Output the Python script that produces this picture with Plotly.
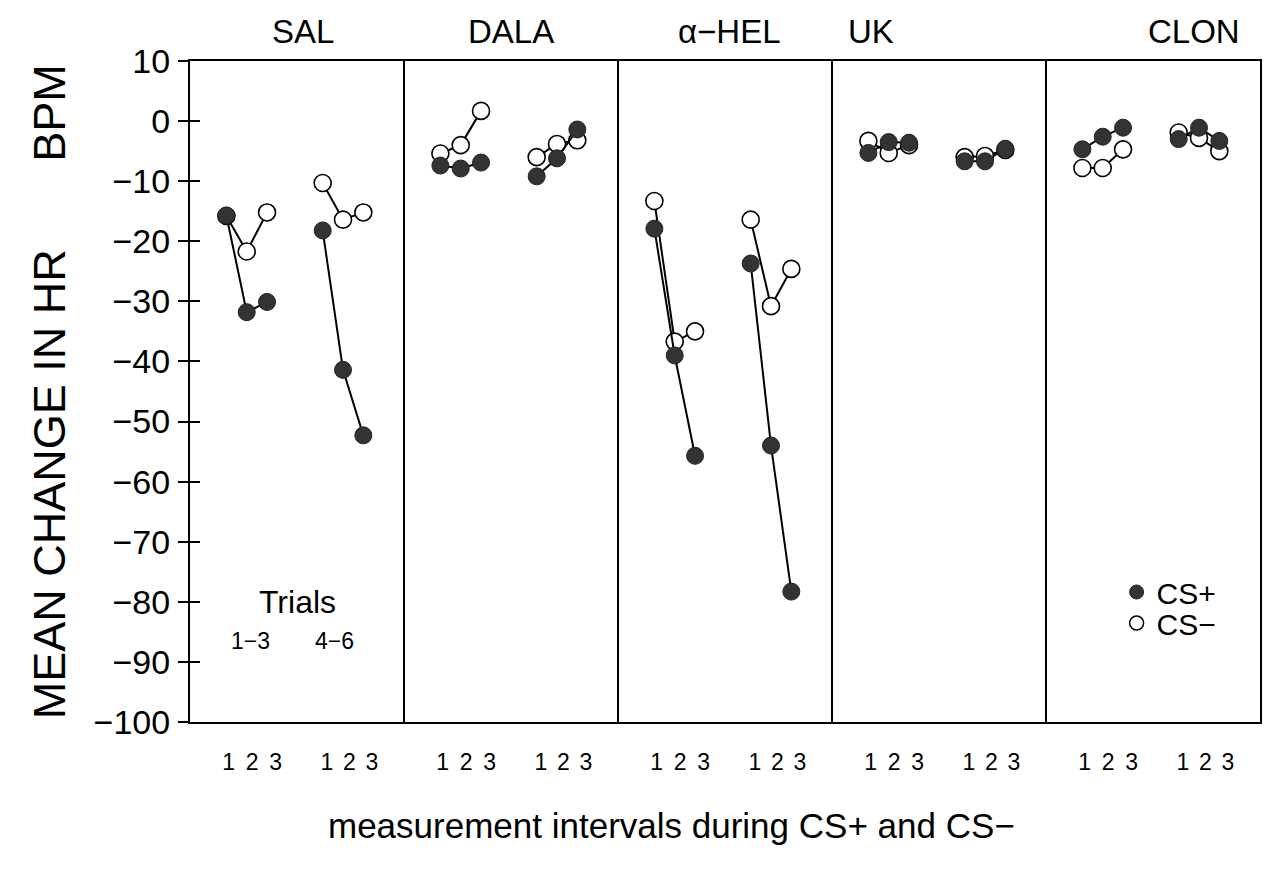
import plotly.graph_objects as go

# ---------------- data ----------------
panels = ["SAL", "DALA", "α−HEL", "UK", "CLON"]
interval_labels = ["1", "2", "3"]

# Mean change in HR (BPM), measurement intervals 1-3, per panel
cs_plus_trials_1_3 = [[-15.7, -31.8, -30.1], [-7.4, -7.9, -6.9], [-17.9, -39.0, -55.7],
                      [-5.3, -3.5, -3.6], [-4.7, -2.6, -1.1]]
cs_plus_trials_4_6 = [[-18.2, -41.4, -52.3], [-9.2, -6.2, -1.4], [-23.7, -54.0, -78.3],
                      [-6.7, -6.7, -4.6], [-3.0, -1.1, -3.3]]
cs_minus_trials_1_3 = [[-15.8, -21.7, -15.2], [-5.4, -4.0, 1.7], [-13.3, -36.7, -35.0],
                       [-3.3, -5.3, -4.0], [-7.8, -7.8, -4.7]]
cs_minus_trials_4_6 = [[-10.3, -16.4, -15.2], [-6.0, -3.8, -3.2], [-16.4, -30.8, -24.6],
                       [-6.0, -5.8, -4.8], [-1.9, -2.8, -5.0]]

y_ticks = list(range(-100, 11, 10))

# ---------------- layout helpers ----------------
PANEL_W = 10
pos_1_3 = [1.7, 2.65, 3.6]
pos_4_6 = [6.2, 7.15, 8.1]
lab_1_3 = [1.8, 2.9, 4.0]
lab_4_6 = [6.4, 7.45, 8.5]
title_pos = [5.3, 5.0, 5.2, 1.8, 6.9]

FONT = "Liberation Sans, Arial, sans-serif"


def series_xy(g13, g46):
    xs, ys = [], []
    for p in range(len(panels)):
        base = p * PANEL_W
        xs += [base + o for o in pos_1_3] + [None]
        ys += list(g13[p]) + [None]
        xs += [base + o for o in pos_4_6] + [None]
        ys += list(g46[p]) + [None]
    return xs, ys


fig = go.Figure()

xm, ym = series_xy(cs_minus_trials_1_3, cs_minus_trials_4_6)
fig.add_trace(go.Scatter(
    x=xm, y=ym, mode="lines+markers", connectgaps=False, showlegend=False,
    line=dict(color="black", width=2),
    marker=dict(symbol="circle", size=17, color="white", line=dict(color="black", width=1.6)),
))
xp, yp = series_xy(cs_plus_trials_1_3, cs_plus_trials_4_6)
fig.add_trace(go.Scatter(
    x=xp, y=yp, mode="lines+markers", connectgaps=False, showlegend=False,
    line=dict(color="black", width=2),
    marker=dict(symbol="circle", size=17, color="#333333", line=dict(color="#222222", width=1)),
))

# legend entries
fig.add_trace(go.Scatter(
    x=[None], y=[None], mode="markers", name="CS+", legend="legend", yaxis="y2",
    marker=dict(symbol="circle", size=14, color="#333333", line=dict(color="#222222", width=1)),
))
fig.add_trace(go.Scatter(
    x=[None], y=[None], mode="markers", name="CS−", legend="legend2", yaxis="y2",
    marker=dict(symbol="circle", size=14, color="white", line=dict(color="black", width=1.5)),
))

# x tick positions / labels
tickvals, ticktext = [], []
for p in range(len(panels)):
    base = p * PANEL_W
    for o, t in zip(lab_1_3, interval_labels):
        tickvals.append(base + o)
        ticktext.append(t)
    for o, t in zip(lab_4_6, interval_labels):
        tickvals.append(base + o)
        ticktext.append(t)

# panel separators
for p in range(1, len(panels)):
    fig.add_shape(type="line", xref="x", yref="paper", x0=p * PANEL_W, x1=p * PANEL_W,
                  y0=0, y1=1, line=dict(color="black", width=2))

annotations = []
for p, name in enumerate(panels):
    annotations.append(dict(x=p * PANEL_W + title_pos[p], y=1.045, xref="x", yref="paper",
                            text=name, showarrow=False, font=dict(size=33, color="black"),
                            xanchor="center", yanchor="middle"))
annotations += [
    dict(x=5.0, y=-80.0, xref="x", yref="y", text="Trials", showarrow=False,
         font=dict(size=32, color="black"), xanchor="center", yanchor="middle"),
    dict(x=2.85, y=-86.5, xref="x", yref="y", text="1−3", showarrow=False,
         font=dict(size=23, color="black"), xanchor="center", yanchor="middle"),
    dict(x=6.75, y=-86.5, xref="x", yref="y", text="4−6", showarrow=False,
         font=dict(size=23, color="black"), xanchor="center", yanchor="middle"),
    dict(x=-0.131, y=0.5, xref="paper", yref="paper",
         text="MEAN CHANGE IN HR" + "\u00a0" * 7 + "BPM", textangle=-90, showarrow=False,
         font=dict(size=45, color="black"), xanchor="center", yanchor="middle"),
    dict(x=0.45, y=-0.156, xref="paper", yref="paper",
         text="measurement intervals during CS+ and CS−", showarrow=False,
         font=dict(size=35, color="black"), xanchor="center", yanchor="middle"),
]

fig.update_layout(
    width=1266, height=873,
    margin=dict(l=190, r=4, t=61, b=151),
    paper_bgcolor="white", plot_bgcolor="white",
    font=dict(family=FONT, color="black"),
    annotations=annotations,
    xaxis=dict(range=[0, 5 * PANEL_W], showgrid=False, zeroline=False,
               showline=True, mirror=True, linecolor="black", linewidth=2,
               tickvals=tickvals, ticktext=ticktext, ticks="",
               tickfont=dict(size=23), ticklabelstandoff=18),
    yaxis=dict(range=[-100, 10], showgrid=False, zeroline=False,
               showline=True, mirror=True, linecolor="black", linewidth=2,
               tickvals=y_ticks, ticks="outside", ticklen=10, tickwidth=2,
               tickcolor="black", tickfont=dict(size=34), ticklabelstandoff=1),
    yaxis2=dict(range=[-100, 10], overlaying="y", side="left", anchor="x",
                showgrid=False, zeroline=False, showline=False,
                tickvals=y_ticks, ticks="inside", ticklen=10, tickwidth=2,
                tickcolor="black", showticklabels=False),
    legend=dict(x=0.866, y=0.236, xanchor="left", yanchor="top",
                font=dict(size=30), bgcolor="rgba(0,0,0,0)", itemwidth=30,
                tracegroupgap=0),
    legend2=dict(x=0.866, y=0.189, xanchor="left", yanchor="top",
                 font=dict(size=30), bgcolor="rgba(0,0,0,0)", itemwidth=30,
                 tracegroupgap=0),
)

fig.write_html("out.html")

---

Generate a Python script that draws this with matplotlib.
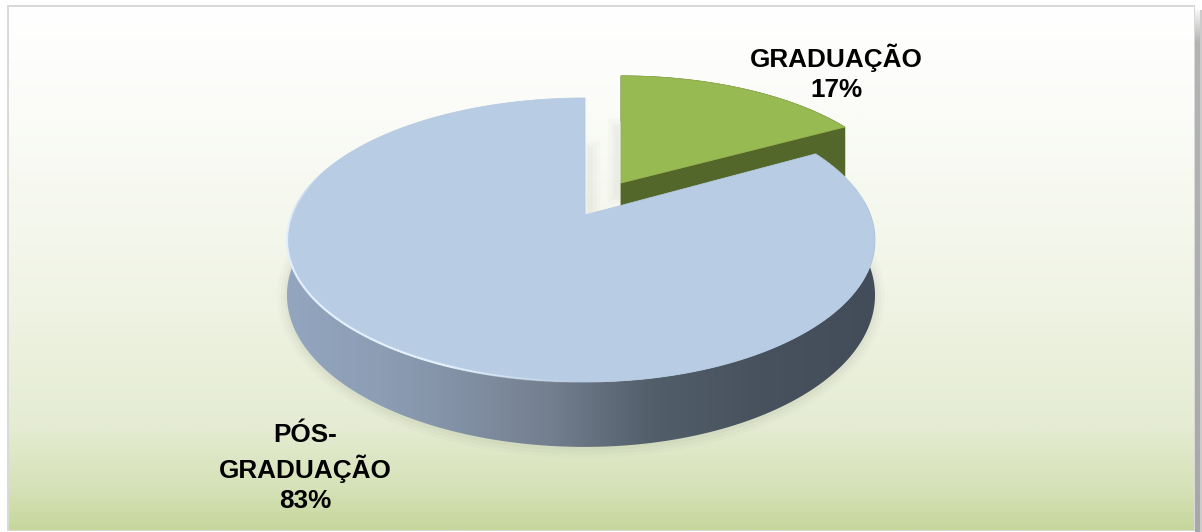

• **Work to be completed**:
Identify the lines in the entries that hold "with" and return each one.

• **Worked solution**:
Output the Python script that produces this picture with Plotly.
Generate a Python script that draws this with matplotlib.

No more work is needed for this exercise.